Потом я освободила комнату, перешла к детям спать на диван. Выдерживать его эгоизм и ночью уже не хватало сил. Муж этому был рад. Быстро обустроил комнату под себя, милостиво разрешив мне хранить кое-какие вещи в его шкафу. После очередных упрёков и оскорблений, разбитых чашек, бросаемых в меня, я решила развестись с ним. Ты не думай, битыми были только чашки, меня он не осмеливался трогать, хотя и делал угрожающие движения.
Собака подняла мордашку и опять тявкнула.
– Вот, вот. Мне и дети так же говорили, что не разведусь. Они к этому времени уже жили в своих семьях. Каждый звал к себе пожить, отдохнуть от деспота мужа. Но я не хочу переносить свои проблемы на их плечи. Достаточно того, что им пришлось видеть в детстве. Нет, ты не думай. Были и хорошие дни, годы. Но они терялись в общем количестве пережитого негатива. Поэтому я решила для себя детей не впутывать в свои отношения с мужем. Он отец, он делал для них всё, что мог и как мог, этого не отнять. Так что после очередных оскорблений и унижений, я не стала, как обычно, доказывать ему, что он не имеет права оскорблять меня. Я просто тихо сказала: – Если ты ещё раз оскорбишь меня…
– То что? То что? Разведёшься? Иди, разводись! Я видеть тебя не могу! Ты мне надоела до чертей! Напугала! Куда ты денешься? Кому ты нужна?
Тогда я почувствовала, что внутри у меня что-то упало. Провалилось. Наверное, это долготерпение подхватило уважение к мужу и потянуло его туда, вниз, откуда нет возврата. Почему-то мне даже стало легче после его этого выпада. Утром я, ничего не говоря, взяв нужные документы, пошла в суд и подала заявление на развод.

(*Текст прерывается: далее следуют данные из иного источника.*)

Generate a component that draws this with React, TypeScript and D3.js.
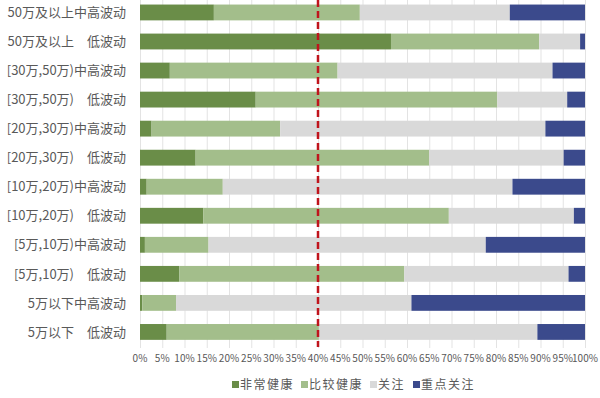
import React, { useEffect, useRef } from "react";
import * as d3 from "d3";

const categories = [
  "50万及以上中高波动",
  "50万及以上\u3000低波动",
  "[30万,50万)中高波动",
  "[30万,50万)\u3000低波动",
  "[20万,30万)中高波动",
  "[20万,30万)\u3000低波动",
  "[10万,20万)中高波动",
  "[10万,20万)\u3000低波动",
  "[5万,10万)中高波动",
  "[5万,10万)\u3000低波动",
  "5万以下中高波动",
  "5万以下\u3000低波动",
];

const seriesNames = ["非常健康", "比较健康", "关注", "重点关注"];
const seriesColors = ["#6a8d48", "#a3be8b", "#d9d9d9", "#3b4a8c"];

const veryHealthy = [16.6, 56.4, 6.7, 26.0, 2.6, 12.5, 1.5, 14.2, 1.1, 8.8, 0.5, 6.0];
const fairlyHealthy = [32.8, 33.3, 37.7, 54.3, 28.9, 52.5, 17.1, 55.2, 14.3, 50.6, 7.6, 34.2];
const watch = [33.7, 9.2, 48.3, 15.7, 59.6, 30.2, 65.1, 28.1, 62.3, 36.9, 52.9, 49.1];
const keyWatch = [16.9, 1.1, 7.3, 4.0, 8.9, 4.8, 16.3, 2.5, 22.3, 3.7, 39.0, 10.7];

const xTicks = d3.range(0, 101, 5);
const refLine = 40;

const App = () => {
  const ref = useRef<HTMLDivElement>(null);

  useEffect(() => {
    const width = 600;
    const height = 398;
    const font = "'Noto Sans CJK SC', 'Noto Sans', sans-serif";

    const rows = categories.map((c, i) => ({
      cat: c,
      [seriesNames[0]]: veryHealthy[i],
      [seriesNames[1]]: fairlyHealthy[i],
      [seriesNames[2]]: watch[i],
      [seriesNames[3]]: keyWatch[i],
    }));

    const stacked = d3.stack<any>().keys(seriesNames)(rows);

    const x = d3.scaleLinear().domain([0, 100]).range([140, 585]);
    const y = d3.scaleBand().domain(categories).range([-3.3, 347.7]).paddingInner(0.455).paddingOuter(0.27);

    const svg = d3.create("svg")
      .attr("width", width)
      .attr("height", height)
      .style("position", "absolute")
      .style("left", "0px")
      .style("top", "0px")
      .style("font-family", font);

    svg.append("rect").attr("width", width).attr("height", height).attr("fill", "#fff");

    // grid
    svg.append("g")
      .selectAll("line")
      .data(xTicks)
      .join("line")
      .attr("x1", d => x(d) + 0.5)
      .attr("x2", d => x(d) + 0.5)
      .attr("y1", 0)
      .attr("y2", 348)
      .attr("stroke", "#e3e3e3")
      .attr("stroke-width", 1);

    svg.append("g")
      .selectAll("g")
      .data(stacked)
      .join("g")
      .attr("fill", (d, i) => seriesColors[i])
      .selectAll("rect")
      .data(d => d)
      .join("rect")
      .attr("x", d => x(d[0]))
      .attr("width", d => Math.max(0, x(Math.min(d[1], 100)) - x(d[0])))
      .attr("y", d => y(d.data.cat)!)
      .attr("height", y.bandwidth());

    // category labels
    svg.append("g")
      .selectAll("text")
      .data(categories)
      .join("text")
      .attr("x", 126)
      .attr("y", d => y(d)! + y.bandwidth() / 2)
      .attr("dy", "0.36em")
      .attr("text-anchor", "end")
      .attr("font-size", 13)
      .attr("fill", "#595959")
      .style("white-space", "pre")
      .text(d => d);

    // x tick labels
    svg.append("g")
      .selectAll("text")
      .data(xTicks)
      .join("text")
      .attr("x", d => x(d))
      .attr("y", 362)
      .attr("text-anchor", "middle")
      .attr("font-size", 10)
      .attr("fill", "#595959")
      .text(d => d + "%");

    // reference line
    svg.append("line")
      .attr("x1", x(refLine))
      .attr("x2", x(refLine))
      .attr("y1", 0)
      .attr("y2", 347)
      .attr("stroke", "#c0141c")
      .attr("stroke-width", 2.5)
      .attr("stroke-dasharray", "7,4");

    // legend
    const legendX = [232, 301, 370, 413];
    const legend = svg.append("g")
      .selectAll("g")
      .data(seriesNames)
      .join("g")
      .attr("transform", (d, i) => `translate(${legendX[i]},385)`);
    legend.append("rect")
      .attr("x", 0)
      .attr("y", -4)
      .attr("width", 7)
      .attr("height", 7)
      .attr("fill", (d, i) => seriesColors[i]);
    legend.append("text")
      .attr("x", 8)
      .attr("y", 0)
      .attr("dy", "0.36em")
      .attr("font-size", 12)
      .attr("letter-spacing", 1.5)
      .attr("fill", "#595959")
      .text(d => d);

    ref.current!.innerHTML = "";
    ref.current!.appendChild(svg.node()!);
  }, []);

  return <div ref={ref} />;
};

export default App;
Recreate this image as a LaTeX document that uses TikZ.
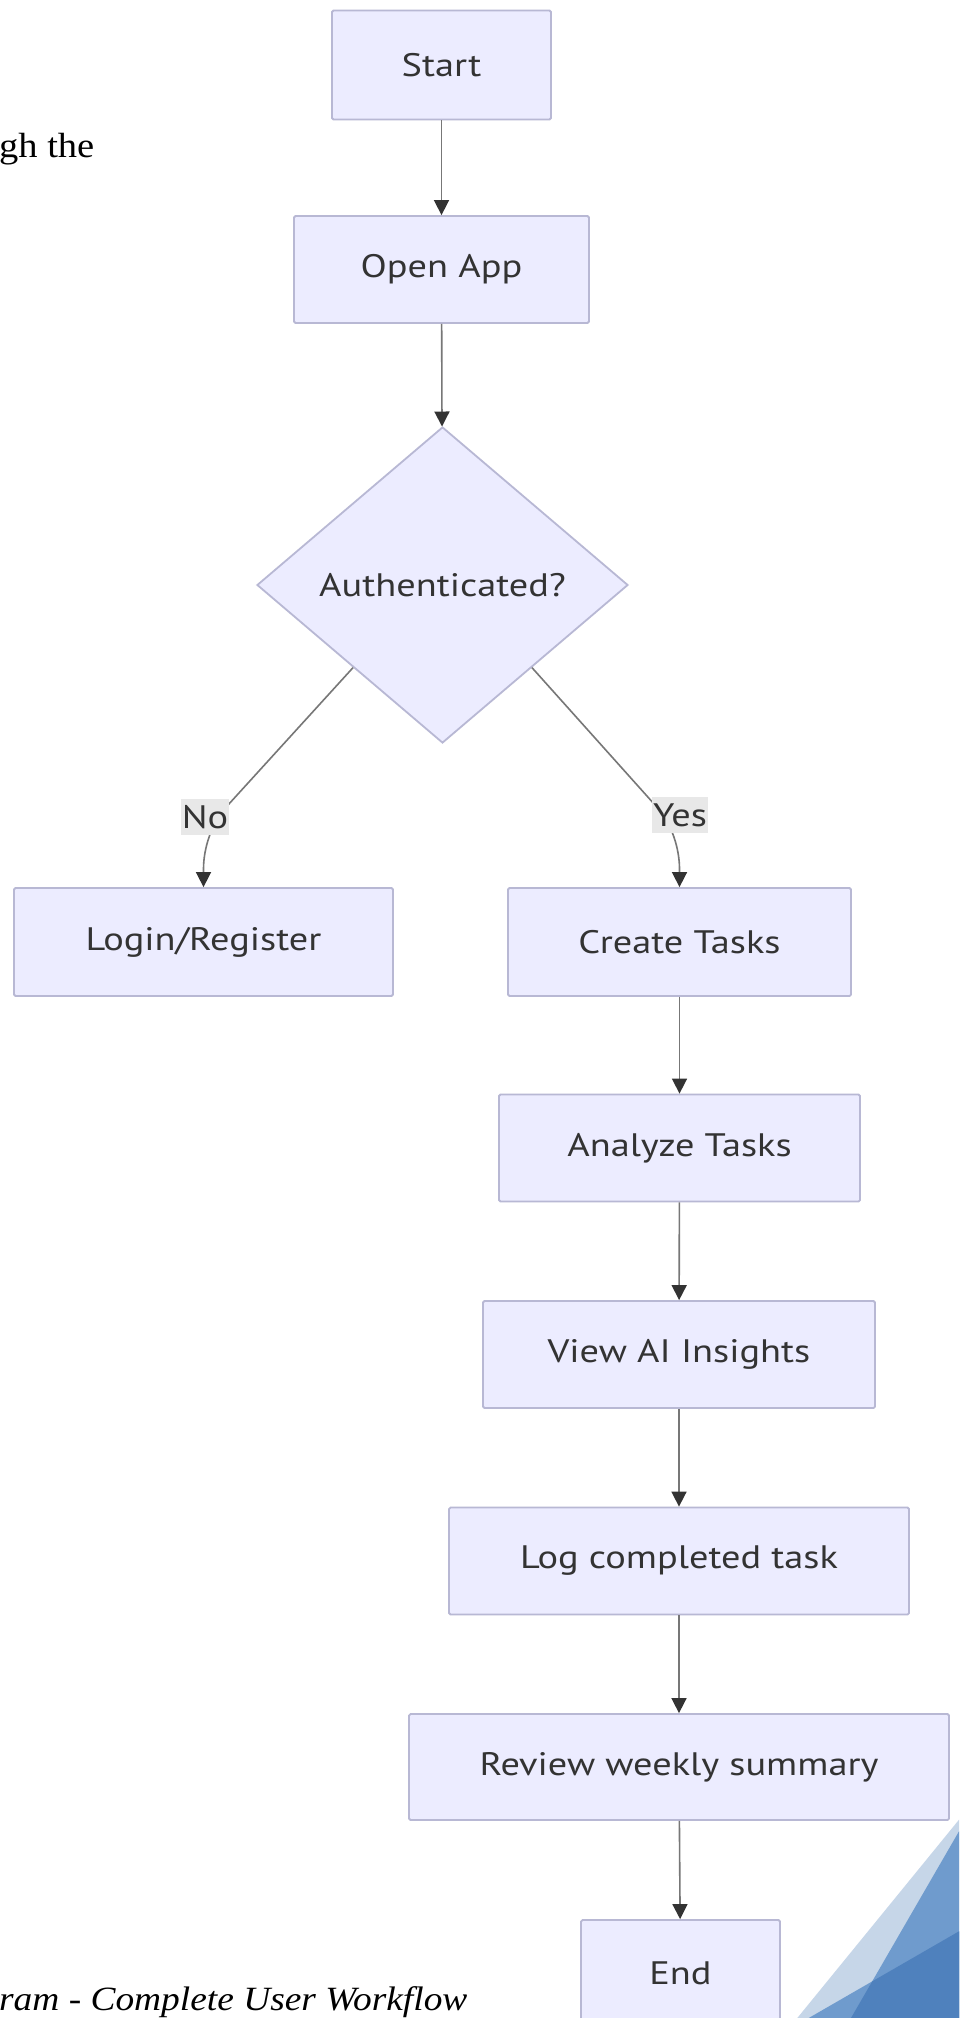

Конечно, видимых изменений между мной и мужем не произошло. Я всё так же вела домашнее хозяйство. Молча. Молчала я, молчал он. Дня через три-четыре мужу надоело вести беседы с телевизором и, найдя причину, он вошёл в мою комнату. Я не стала требовать от него извинений. Всё равно это было бесполезно. Я и не помнила, когда в последний раз муж говорил «прости». Со временем это стало выше его сил. Даже оскорбительно просить у меня прощения. Поэтому автоматически, после каждого его такого «налёта» виновной оставалась я. А была я виновата во всём: дети не так воспитаны, и чем она занималась, пока он работал? Ну и, как всегда, стандартный набор претензий, вплоть до того, что я разучилась готовить. Несколько раз он вычитывал рецепты варки овсяной кашки, которую я ему подаю на завтрак. Почему-то спустя почти сорок лет моя каша стала невкусной: то переваренной, то недоваренной, то не сладкой, а то нормальной, но что-то всё же не такая, как надо.